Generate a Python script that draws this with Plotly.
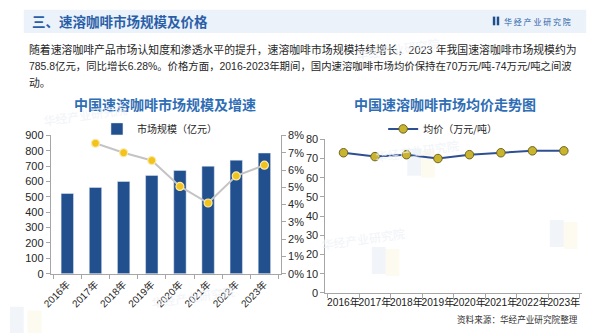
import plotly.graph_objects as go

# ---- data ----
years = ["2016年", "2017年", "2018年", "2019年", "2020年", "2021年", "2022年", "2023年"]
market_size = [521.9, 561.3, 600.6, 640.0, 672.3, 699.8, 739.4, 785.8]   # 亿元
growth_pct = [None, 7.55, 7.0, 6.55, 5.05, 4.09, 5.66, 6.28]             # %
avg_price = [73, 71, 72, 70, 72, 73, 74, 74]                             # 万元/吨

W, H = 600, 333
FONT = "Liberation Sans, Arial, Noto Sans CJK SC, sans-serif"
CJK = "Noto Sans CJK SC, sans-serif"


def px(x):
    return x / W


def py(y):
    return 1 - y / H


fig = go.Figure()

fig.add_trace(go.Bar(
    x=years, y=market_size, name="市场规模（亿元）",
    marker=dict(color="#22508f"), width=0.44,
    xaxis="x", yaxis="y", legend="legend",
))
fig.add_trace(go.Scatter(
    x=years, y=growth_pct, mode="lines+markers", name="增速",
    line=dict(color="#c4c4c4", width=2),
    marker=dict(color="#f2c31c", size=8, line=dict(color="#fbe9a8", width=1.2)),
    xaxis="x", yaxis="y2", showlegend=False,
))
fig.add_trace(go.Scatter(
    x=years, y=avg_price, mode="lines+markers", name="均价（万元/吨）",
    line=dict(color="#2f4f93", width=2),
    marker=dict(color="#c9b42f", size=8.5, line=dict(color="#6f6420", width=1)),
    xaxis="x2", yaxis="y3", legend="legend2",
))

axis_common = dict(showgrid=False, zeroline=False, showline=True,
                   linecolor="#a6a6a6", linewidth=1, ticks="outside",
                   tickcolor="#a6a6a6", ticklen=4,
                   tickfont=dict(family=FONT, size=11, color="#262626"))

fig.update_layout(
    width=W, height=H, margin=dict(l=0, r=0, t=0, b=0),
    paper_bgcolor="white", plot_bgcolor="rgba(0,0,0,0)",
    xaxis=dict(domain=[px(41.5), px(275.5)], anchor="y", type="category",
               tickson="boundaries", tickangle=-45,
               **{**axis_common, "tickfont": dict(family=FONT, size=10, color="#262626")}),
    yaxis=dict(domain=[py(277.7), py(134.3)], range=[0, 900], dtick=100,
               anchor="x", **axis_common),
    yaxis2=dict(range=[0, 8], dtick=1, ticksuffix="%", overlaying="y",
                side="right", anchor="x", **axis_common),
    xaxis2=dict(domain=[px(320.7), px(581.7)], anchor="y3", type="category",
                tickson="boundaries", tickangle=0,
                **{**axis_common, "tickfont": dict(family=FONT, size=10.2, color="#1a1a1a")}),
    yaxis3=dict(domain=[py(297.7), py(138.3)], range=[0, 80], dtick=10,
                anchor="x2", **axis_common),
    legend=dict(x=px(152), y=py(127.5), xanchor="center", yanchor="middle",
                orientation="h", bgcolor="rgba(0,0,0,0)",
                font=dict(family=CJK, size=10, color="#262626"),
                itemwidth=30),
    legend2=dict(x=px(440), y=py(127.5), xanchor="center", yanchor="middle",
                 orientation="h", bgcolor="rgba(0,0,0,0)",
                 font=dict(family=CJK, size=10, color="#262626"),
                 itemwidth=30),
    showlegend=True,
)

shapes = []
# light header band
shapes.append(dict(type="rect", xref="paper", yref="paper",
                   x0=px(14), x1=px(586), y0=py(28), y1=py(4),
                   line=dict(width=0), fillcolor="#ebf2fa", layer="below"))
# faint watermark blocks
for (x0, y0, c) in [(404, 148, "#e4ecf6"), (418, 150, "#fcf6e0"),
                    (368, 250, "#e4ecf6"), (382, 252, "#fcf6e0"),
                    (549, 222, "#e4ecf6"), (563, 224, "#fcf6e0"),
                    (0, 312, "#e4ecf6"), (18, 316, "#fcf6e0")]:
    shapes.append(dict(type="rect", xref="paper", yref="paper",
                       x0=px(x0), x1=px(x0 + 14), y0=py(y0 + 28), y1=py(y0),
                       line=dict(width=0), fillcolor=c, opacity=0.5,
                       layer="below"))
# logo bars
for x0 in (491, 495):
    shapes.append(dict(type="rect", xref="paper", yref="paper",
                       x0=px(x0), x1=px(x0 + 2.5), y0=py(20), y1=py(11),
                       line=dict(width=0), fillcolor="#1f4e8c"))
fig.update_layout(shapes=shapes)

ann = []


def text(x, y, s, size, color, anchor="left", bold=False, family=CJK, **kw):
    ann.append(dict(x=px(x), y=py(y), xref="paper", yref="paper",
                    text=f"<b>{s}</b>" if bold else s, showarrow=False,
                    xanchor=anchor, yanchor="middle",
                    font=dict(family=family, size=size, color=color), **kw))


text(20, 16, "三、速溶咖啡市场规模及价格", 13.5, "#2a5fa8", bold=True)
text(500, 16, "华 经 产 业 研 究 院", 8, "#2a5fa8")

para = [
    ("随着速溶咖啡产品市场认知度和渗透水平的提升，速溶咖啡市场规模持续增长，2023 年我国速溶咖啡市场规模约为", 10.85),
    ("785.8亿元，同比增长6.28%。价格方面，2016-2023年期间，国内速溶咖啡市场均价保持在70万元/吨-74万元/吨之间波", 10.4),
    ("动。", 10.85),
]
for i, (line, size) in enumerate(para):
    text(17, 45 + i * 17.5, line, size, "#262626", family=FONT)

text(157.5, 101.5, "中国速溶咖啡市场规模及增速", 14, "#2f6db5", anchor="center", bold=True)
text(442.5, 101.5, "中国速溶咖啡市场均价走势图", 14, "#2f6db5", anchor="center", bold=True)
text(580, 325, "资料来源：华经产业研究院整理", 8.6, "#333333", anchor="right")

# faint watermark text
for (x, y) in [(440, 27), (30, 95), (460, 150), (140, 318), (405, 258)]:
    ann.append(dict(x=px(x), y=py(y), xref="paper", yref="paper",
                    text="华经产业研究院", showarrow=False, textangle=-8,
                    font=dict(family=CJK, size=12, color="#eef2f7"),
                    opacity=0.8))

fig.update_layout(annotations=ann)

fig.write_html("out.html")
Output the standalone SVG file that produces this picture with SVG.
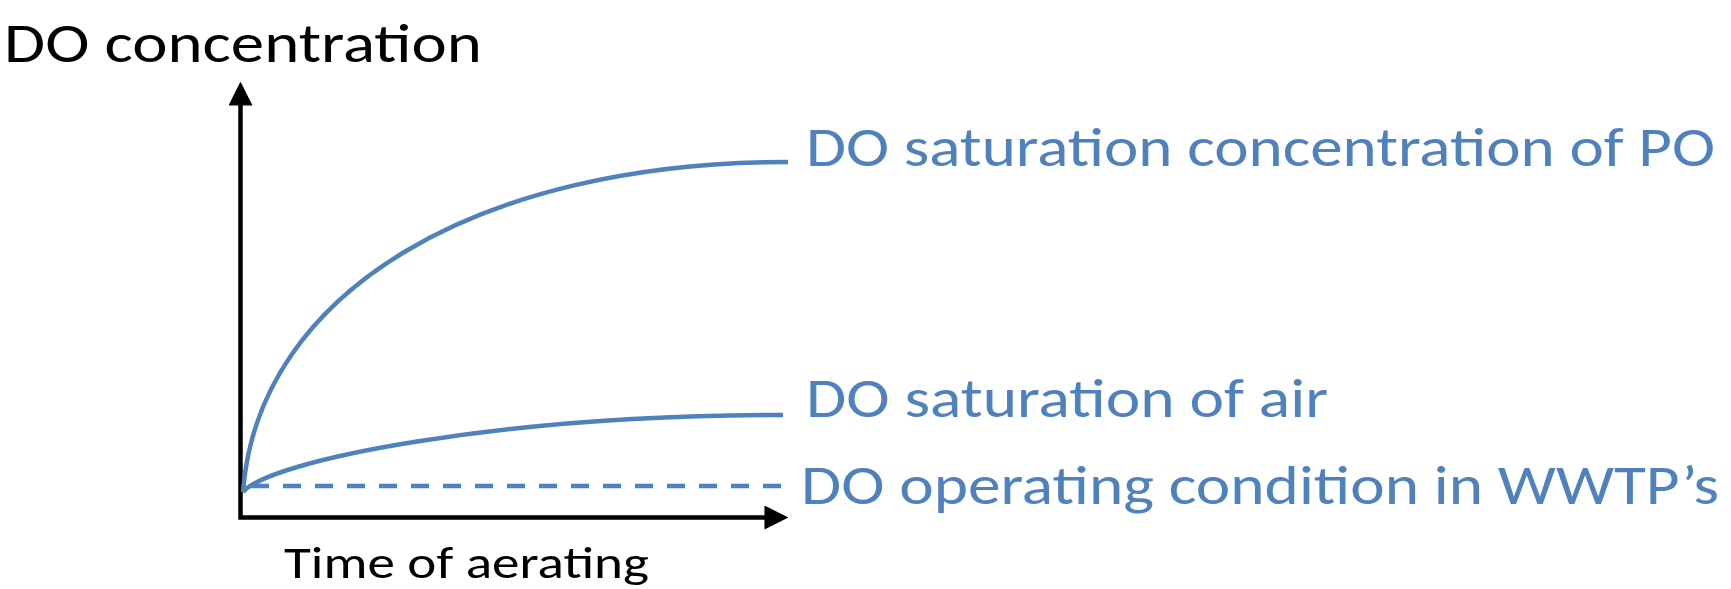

..........

## To be done
Which lines hold the word "with"? Show each one.

## Task answer
Generate a Python script that draws this with Plotly.
Output the standalone SVG file that produces this picture with SVG.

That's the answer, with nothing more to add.